I saw it. They might be short-staffed year-round. A lot of state agencies have faced budget cutbacks-- I don’t see that the post office would be all that different.
Well, go into the small ones, then.
Except don’t go into my local one if you’re in a hurry. They’re so desperate for human contact, they won’t let you go without at least three attempts to strike up a long conversation. One about the weather, one about how difficult it is to remember a four digit number to use your bank cards, and one about some random article in the local paper.
So, considering all the fast food restaurants and similar that manage to schedule people’s lunchbreaks so that they make sure they have as many tills open as possible during a busy period such as lunchtime, you still posit that for some reason this is not possible for an organisation such as a post office, or a bank?
It’s funny really. I worked a number of bars and restaurants which had some pretty simple ways of dealing with this. For instance, you might start at 8, receive a 30 minute break sometime between 10.30 and 11.30, then receive a further 30 minute break sometime between 2 and 3, then back to work for a short afternoon stint. Seemed fairly common sense really - make sure your staff aren’t taking breaks when your customers are most likely to be coming in.
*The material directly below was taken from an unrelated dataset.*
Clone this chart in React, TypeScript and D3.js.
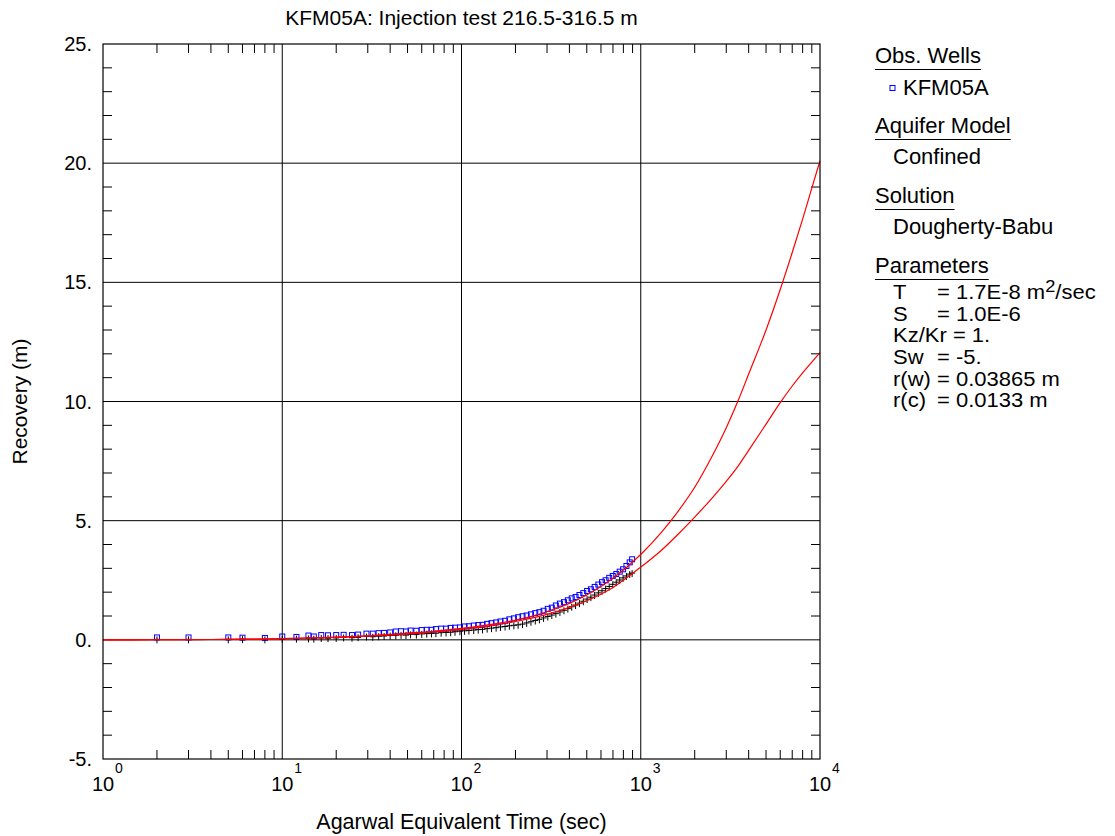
import React, { useRef, useLayoutEffect, useState } from "react";
import * as d3 from "d3";

const title = "KFM05A: Injection test 216.5-316.5 m";
const xLabel = "Agarwal Equivalent Time (sec)";
const yLabel = "Recovery (m)";

const yTickValues = [-5, 0, 5, 10, 15, 20, 25];
const xDecadeExps = [0, 1, 2, 3, 4];

const obsTimes = [2, 3, 5, 6, 8, 10, 12, 14, 15, 16.5, 18, 20, 22, 24.5, 26.5, 29.5, 32, 34.5, 37, 40, 43, 46, 49, 52, 56, 60, 64, 68, 72, 77, 82, 87, 92, 98, 104, 110, 117, 124, 131, 139, 147, 156, 165, 175, 185, 196, 207, 219, 231, 244, 258, 272, 287, 303, 319, 336, 354, 373, 392, 412, 433, 455, 478, 502, 527, 553, 580, 608, 637, 667, 698, 730, 763, 797, 832, 868, 895];
const obsBlue = [0.10, 0.10, 0.10, 0.09, 0.08, 0.14, 0.12, 0.18, 0.14, 0.20, 0.19, 0.20, 0.21, 0.20, 0.22, 0.26, 0.26, 0.28, 0.29, 0.31, 0.35, 0.36, 0.35, 0.39, 0.38, 0.41, 0.42, 0.42, 0.45, 0.47, 0.47, 0.50, 0.51, 0.52, 0.56, 0.57, 0.60, 0.62, 0.63, 0.67, 0.70, 0.73, 0.77, 0.80, 0.86, 0.90, 0.95, 0.99, 1.02, 1.07, 1.12, 1.16, 1.22, 1.30, 1.35, 1.44, 1.52, 1.58, 1.66, 1.74, 1.80, 1.88, 1.96, 2.05, 2.12, 2.22, 2.32, 2.42, 2.50, 2.60, 2.68, 2.76, 2.86, 2.96, 3.10, 3.25, 3.38];
const obsBlack = [0.02, 0.02, 0.02, 0.03, 0.02, 0.04, 0.05, 0.06, 0.05, 0.08, 0.07, 0.08, 0.10, 0.09, 0.11, 0.14, 0.13, 0.15, 0.16, 0.18, 0.19, 0.21, 0.20, 0.23, 0.22, 0.25, 0.26, 0.27, 0.28, 0.30, 0.31, 0.32, 0.34, 0.36, 0.38, 0.39, 0.41, 0.43, 0.44, 0.47, 0.49, 0.51, 0.54, 0.56, 0.59, 0.61, 0.63, 0.66, 0.71, 0.76, 0.81, 0.86, 0.92, 0.98, 1.04, 1.10, 1.17, 1.24, 1.31, 1.39, 1.46, 1.54, 1.62, 1.71, 1.79, 1.88, 1.97, 2.06, 2.15, 2.24, 2.33, 2.42, 2.51, 2.60, 2.68, 2.76, 2.80];

const curveTimes = [1, 2, 3, 5, 7, 10, 15, 20, 30, 50, 70, 100, 150, 200, 300, 400, 500, 700, 1000, 1300, 1600, 2000, 2500, 3000, 3500, 4000, 5000, 6000, 7000, 8000, 9000, 10000];
const curveUpper = [0, 0.003, 0.008, 0.02, 0.03, 0.05, 0.08, 0.11, 0.17, 0.28, 0.36, 0.48, 0.66, 0.83, 1.18, 1.53, 1.88, 2.58, 3.58, 4.50, 5.35, 6.40, 7.70, 8.90, 10.05, 11.15, 13.00, 14.70, 16.25, 17.65, 18.95, 20.1];
const curveLower = [0, 0.003, 0.008, 0.02, 0.03, 0.05, 0.08, 0.10, 0.16, 0.25, 0.33, 0.44, 0.61, 0.77, 1.07, 1.36, 1.64, 2.20, 3.05, 3.75, 4.40, 5.15, 5.95, 6.65, 7.30, 7.95, 9.05, 9.95, 10.65, 11.20, 11.65, 12.05];

const legendWell = "KFM05A";
const legendModel = "Confined";
const legendSolution = "Dougherty-Babu";
const paramNames = ["T", "S", "", "Sw", "r(w)", "r(c)"];
const paramValues = ["= 1.7E-8 m", "= 1.0E-6", "Kz/Kr = 1.", "= -5.", "= 0.03865 m", "= 0.0133 m"];

const FONT = "Arial, 'Liberation Sans', sans-serif";
const FS = 20;
const LFS = 22;
const TFS = 21;
const PFS = 19.3;

function UText({ x, y, text }: { x: number; y: number; text: string }) {
  const ref = useRef<SVGTextElement>(null);
  const [w, setW] = useState(0);
  useLayoutEffect(() => {
    if (ref.current) setW(ref.current.getComputedTextLength());
  }, [text]);
  return (
    <g>
      <text ref={ref} x={x} y={y} fontSize={LFS} fontFamily={FONT} fill="#000">{text}</text>
      <line x1={x} x2={x + w} y1={y + 6.5} y2={y + 6.5} stroke="#000" strokeWidth={1} />
    </g>
  );
}

export default function App() {
  const W = 1115, H = 836;
  const L = 103, R = 820, T = 44, B = 759;
  const x = d3.scaleLog().domain([1, 1e4]).range([L, R]);
  const y = d3.scaleLinear().domain([-5, 25]).range([B, T]);

  const minorX = x.ticks().filter((v) => Math.abs(Math.log10(v) - Math.round(Math.log10(v))) > 1e-9);
  const majorX = xDecadeExps.map((e) => Math.pow(10, e));
  const minorY = d3.range(-5, 26, 1).filter((v) => v % 5 !== 0);
  const tickLen = 9;

  const line = d3.line<[number, number]>().x((d) => x(d[0])).y((d) => y(d[1])).curve(d3.curveMonotoneX);
  const upperPts = curveTimes.map((t, i) => [t, curveUpper[i]] as [number, number]);
  const lowerPts = curveTimes.map((t, i) => [t, curveLower[i]] as [number, number]);

  const lx = 875;
  const px0 = 893;
  const sx = LFS / PFS;
  return (
    <svg width={W} height={H} style={{ position: "absolute", left: 0, top: 0, background: "#fff" }}>
      <rect x={0} y={0} width={W} height={H} fill="#fff" />
      {majorX.slice(1, -1).map((v) => (
        <line key={"gx" + v} x1={x(v)} x2={x(v)} y1={T} y2={B} stroke="#000" strokeWidth={1} />
      ))}
      {yTickValues.slice(1, -1).map((v) => (
        <line key={"gy" + v} x1={L} x2={R} y1={y(v)} y2={y(v)} stroke="#000" strokeWidth={1} />
      ))}
      {minorX.map((v) => (
        <g key={"mx" + v}>
          <line x1={x(v)} x2={x(v)} y1={B} y2={B - tickLen} stroke="#000" />
          <line x1={x(v)} x2={x(v)} y1={T} y2={T + tickLen} stroke="#000" />
        </g>
      ))}
      {minorY.map((v) => (
        <g key={"my" + v}>
          <line x1={L} x2={L + tickLen} y1={y(v)} y2={y(v)} stroke="#000" />
          <line x1={R} x2={R - tickLen} y1={y(v)} y2={y(v)} stroke="#000" />
        </g>
      ))}
      {obsTimes.map((t, i) => (
        <rect key={"b" + i} x={x(t) - 2.5} y={y(obsBlue[i]) - 2.5} width={5} height={5} fill="none" stroke="#0000ff" strokeWidth={1} />
      ))}
      {obsTimes.map((t, i) => (
        <path key={"k" + i} d={`M${x(t) - 3},${y(obsBlack[i])}h6M${x(t)},${y(obsBlack[i]) - 3}v7`} stroke="#000" strokeWidth={1} fill="none" />
      ))}
      <path d={line(upperPts) || ""} fill="none" stroke="#ff0000" strokeWidth={1.2} />
      <path d={line(lowerPts) || ""} fill="none" stroke="#ff0000" strokeWidth={1.2} />
      <rect x={L} y={T} width={R - L} height={B - T} fill="none" stroke="#000" strokeWidth={1.2} />
      {yTickValues.map((v) => (
        <text key={"yl" + v} x={92} y={y(v) + 7} textAnchor="end" fontSize={FS} fontFamily={FONT}>{v + "."}</text>
      ))}
      {majorX.map((v, i) => (
        <g key={"xl" + v}>
          <text x={x(v)} y={791} textAnchor="middle" fontSize={FS} fontFamily={FONT}>10</text>
          <text x={x(v) + 12} y={773} fontSize={14} fontFamily={FONT}>{xDecadeExps[i]}</text>
        </g>
      ))}
      <text x={(L + R) / 2} y={25} textAnchor="middle" fontSize={TFS} fontFamily={FONT}>{title}</text>
      <text x={(L + R) / 2} y={829} textAnchor="middle" fontSize={21.5} fontFamily={FONT}>{xLabel}</text>
      <text transform={`translate(27,${(T + B) / 2}) rotate(-90)`} textAnchor="middle" fontSize={TFS} fontFamily={FONT}>{yLabel}</text>
      <UText x={lx} y={63} text="Obs. Wells" />
      <rect x={890} y={85.5} width={5} height={5} fill="none" stroke="#0000ff" strokeWidth={1} />
      <text x={903} y={95} fontSize={LFS} fontFamily={FONT}>{legendWell}</text>
      <UText x={lx} y={133} text="Aquifer Model" />
      <text x={893} y={164} fontSize={LFS} fontFamily={FONT}>{legendModel}</text>
      <UText x={lx} y={203} text="Solution" />
      <text x={893} y={234} fontSize={LFS} fontFamily={FONT}>{legendSolution}</text>
      <UText x={lx} y={273} text="Parameters" />
      <g transform={`translate(${px0},0) scale(${sx},1)`}>
        {paramValues.map((val, i) => (
          <g key={"p" + i}>
            {paramNames[i] ? (
              <text x={0} y={299 + i * 21.7} fontSize={PFS} fontFamily={FONT}>{paramNames[i]}</text>
            ) : null}
            <text x={paramNames[i] ? (937 - px0) / sx : 0} y={299 + i * 21.7} fontSize={PFS} fontFamily={FONT}>
              {val}
              {i === 0 ? (
                <>
                  <tspan fontSize={16} dy={-7}>2</tspan>
                  <tspan dy={7}>/sec</tspan>
                </>
              ) : null}
            </text>
          </g>
        ))}
      </g>
    </svg>
  );
}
In short, I find it hard to credit the idea that a policy such as this is either hard to implement when there’s thousands of places that already do it.
If you think you can compare working in a bar to working at a post office during christmas season, or a zoo at the height of summer, your head is farther up your ass than I’d’ve thought possible.
This is about customer’s and their need to feel that attention is being paid to them; it’s not about the staffing issues of a place like the PO (or the zoo, for that matter).
Nowadays I’m working at a video store. On Friday and Saturday nights, when it gets busy, we have 4 people on staff instead of the usual two. We have two registers; the extra two are because A) people need their breaks, and B) manning a register is not the only work that needs to be done. So even when both registers are going non-stop, if a customer has to wait in a frikkin line for 3 frikkin minutes, god forbid she catches sight of a third or fourth employee NOT helping her. I might be labelling new videos to put on the shelves, or balancing last week’s register drawers, or whatever. But if she’s gotta stand in line for one second, she’ll catch my eye and give me that “Hello? Customer here!” look, or actually say “Can’t you check me out?” or something. Again, both registers are going white hot, but she can’t stand the thought of a wage slave not actually prioritizing her immediate needs over the general needs of keeping the operation running.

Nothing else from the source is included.